Aim: Repeat the listing word for word. No pictures belong in the copy.

Recorded data:

####################

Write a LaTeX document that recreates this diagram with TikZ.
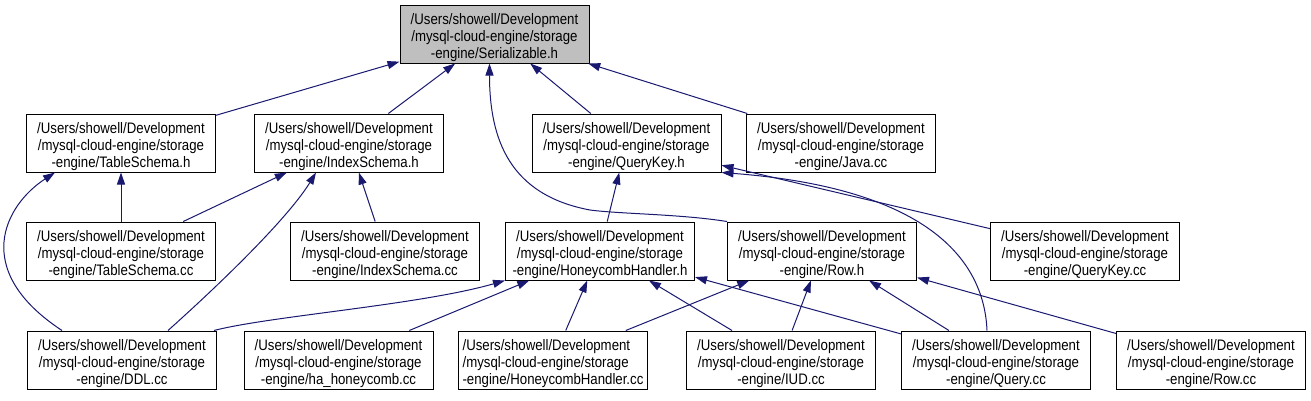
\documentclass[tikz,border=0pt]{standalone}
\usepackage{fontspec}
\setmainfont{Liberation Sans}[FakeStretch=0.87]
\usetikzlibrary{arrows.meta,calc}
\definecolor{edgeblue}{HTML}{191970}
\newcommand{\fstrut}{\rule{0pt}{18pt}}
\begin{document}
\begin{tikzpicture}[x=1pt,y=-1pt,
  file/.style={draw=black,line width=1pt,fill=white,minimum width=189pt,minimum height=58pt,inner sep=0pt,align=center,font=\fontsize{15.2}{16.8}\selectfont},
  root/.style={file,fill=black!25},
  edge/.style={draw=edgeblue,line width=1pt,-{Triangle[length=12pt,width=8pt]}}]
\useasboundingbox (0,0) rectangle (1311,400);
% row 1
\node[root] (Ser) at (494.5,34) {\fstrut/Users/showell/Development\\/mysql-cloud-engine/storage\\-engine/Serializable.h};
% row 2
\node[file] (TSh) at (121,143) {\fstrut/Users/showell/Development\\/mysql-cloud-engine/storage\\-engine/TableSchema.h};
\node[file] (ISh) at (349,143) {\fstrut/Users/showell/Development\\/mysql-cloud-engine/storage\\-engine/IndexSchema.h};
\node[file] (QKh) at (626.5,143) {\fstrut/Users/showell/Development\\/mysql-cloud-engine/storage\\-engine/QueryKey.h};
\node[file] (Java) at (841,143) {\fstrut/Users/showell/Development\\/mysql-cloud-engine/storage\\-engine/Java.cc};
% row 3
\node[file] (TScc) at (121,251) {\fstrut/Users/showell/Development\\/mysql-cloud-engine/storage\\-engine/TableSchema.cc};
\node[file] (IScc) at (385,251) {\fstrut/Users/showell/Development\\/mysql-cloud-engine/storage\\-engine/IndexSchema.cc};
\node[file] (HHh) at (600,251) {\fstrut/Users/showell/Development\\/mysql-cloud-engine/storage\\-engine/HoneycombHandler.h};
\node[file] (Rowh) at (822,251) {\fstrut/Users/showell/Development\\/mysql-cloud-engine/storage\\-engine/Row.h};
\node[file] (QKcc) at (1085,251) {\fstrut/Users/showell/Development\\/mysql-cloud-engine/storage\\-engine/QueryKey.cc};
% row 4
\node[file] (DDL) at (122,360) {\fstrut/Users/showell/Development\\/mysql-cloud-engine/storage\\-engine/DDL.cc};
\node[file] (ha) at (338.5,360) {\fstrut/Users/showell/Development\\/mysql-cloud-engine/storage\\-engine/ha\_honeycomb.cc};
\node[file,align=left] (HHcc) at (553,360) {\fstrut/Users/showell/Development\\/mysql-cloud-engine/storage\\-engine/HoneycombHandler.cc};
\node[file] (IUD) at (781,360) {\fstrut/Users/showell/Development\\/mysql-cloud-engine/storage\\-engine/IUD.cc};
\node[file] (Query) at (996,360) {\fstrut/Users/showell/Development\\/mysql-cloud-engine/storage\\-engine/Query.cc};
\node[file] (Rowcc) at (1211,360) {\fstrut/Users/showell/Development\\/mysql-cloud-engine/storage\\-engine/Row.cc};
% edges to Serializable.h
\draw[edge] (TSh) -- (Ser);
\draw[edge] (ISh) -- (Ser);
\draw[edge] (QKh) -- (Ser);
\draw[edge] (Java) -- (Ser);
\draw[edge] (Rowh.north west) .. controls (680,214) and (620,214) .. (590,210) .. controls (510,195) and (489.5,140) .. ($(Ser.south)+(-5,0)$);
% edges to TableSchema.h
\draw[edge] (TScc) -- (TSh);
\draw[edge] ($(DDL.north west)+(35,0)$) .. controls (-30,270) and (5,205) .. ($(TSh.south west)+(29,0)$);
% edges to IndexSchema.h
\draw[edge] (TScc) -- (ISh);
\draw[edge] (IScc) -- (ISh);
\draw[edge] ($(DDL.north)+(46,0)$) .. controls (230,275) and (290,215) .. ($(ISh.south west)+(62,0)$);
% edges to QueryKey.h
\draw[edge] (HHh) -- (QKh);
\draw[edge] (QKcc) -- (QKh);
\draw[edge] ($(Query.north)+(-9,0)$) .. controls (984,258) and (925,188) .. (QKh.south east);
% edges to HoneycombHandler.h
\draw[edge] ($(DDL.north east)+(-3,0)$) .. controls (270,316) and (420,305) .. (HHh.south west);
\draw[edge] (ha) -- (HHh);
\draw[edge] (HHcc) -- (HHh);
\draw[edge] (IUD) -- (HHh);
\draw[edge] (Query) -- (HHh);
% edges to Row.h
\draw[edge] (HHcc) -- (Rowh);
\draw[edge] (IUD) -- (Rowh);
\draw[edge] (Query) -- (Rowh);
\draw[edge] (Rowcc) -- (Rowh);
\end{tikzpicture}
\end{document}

####################

Answer to the problem:
Write a LaTeX document that recreates this diagram with TikZ.
\documentclass[tikz,border=0pt]{standalone}
\usepackage{fontspec}
\setmainfont{Liberation Sans}[FakeStretch=0.87]
\usetikzlibrary{arrows.meta,calc}
\definecolor{edgeblue}{HTML}{191970}
\newcommand{\fstrut}{\rule{0pt}{18pt}}
\begin{document}
\begin{tikzpicture}[x=1pt,y=-1pt,
  file/.style={draw=black,line width=1pt,fill=white,minimum width=189pt,minimum height=58pt,inner sep=0pt,align=center,font=\fontsize{15.2}{16.8}\selectfont},
  root/.style={file,fill=black!25},
  edge/.style={draw=edgeblue,line width=1pt,-{Triangle[length=12pt,width=8pt]}}]
\useasboundingbox (0,0) rectangle (1311,400);
% row 1
\node[root] (Ser) at (494.5,34) {\fstrut/Users/showell/Development\\/mysql-cloud-engine/storage\\-engine/Serializable.h};
% row 2
\node[file] (TSh) at (121,143) {\fstrut/Users/showell/Development\\/mysql-cloud-engine/storage\\-engine/TableSchema.h};
\node[file] (ISh) at (349,143) {\fstrut/Users/showell/Development\\/mysql-cloud-engine/storage\\-engine/IndexSchema.h};
\node[file] (QKh) at (626.5,143) {\fstrut/Users/showell/Development\\/mysql-cloud-engine/storage\\-engine/QueryKey.h};
\node[file] (Java) at (841,143) {\fstrut/Users/showell/Development\\/mysql-cloud-engine/storage\\-engine/Java.cc};
% row 3
\node[file] (TScc) at (121,251) {\fstrut/Users/showell/Development\\/mysql-cloud-engine/storage\\-engine/TableSchema.cc};
\node[file] (IScc) at (385,251) {\fstrut/Users/showell/Development\\/mysql-cloud-engine/storage\\-engine/IndexSchema.cc};
\node[file] (HHh) at (600,251) {\fstrut/Users/showell/Development\\/mysql-cloud-engine/storage\\-engine/HoneycombHandler.h};
\node[file] (Rowh) at (822,251) {\fstrut/Users/showell/Development\\/mysql-cloud-engine/storage\\-engine/Row.h};
\node[file] (QKcc) at (1085,251) {\fstrut/Users/showell/Development\\/mysql-cloud-engine/storage\\-engine/QueryKey.cc};
% row 4
\node[file] (DDL) at (122,360) {\fstrut/Users/showell/Development\\/mysql-cloud-engine/storage\\-engine/DDL.cc};
\node[file] (ha) at (338.5,360) {\fstrut/Users/showell/Development\\/mysql-cloud-engine/storage\\-engine/ha\_honeycomb.cc};
\node[file,align=left] (HHcc) at (553,360) {\fstrut/Users/showell/Development\\/mysql-cloud-engine/storage\\-engine/HoneycombHandler.cc};
\node[file] (IUD) at (781,360) {\fstrut/Users/showell/Development\\/mysql-cloud-engine/storage\\-engine/IUD.cc};
\node[file] (Query) at (996,360) {\fstrut/Users/showell/Development\\/mysql-cloud-engine/storage\\-engine/Query.cc};
\node[file] (Rowcc) at (1211,360) {\fstrut/Users/showell/Development\\/mysql-cloud-engine/storage\\-engine/Row.cc};
% edges to Serializable.h
\draw[edge] (TSh) -- (Ser);
\draw[edge] (ISh) -- (Ser);
\draw[edge] (QKh) -- (Ser);
\draw[edge] (Java) -- (Ser);
\draw[edge] (Rowh.north west) .. controls (680,214) and (620,214) .. (590,210) .. controls (510,195) and (489.5,140) .. ($(Ser.south)+(-5,0)$);
% edges to TableSchema.h
\draw[edge] (TScc) -- (TSh);
\draw[edge] ($(DDL.north west)+(35,0)$) .. controls (-30,270) and (5,205) .. ($(TSh.south west)+(29,0)$);
% edges to IndexSchema.h
\draw[edge] (TScc) -- (ISh);
\draw[edge] (IScc) -- (ISh);
\draw[edge] ($(DDL.north)+(46,0)$) .. controls (230,275) and (290,215) .. ($(ISh.south west)+(62,0)$);
% edges to QueryKey.h
\draw[edge] (HHh) -- (QKh);
\draw[edge] (QKcc) -- (QKh);
\draw[edge] ($(Query.north)+(-9,0)$) .. controls (984,258) and (925,188) .. (QKh.south east);
% edges to HoneycombHandler.h
\draw[edge] ($(DDL.north east)+(-3,0)$) .. controls (270,316) and (420,305) .. (HHh.south west);
\draw[edge] (ha) -- (HHh);
\draw[edge] (HHcc) -- (HHh);
\draw[edge] (IUD) -- (HHh);
\draw[edge] (Query) -- (HHh);
% edges to Row.h
\draw[edge] (HHcc) -- (Rowh);
\draw[edge] (IUD) -- (Rowh);
\draw[edge] (Query) -- (Rowh);
\draw[edge] (Rowcc) -- (Rowh);
\end{tikzpicture}
\end{document}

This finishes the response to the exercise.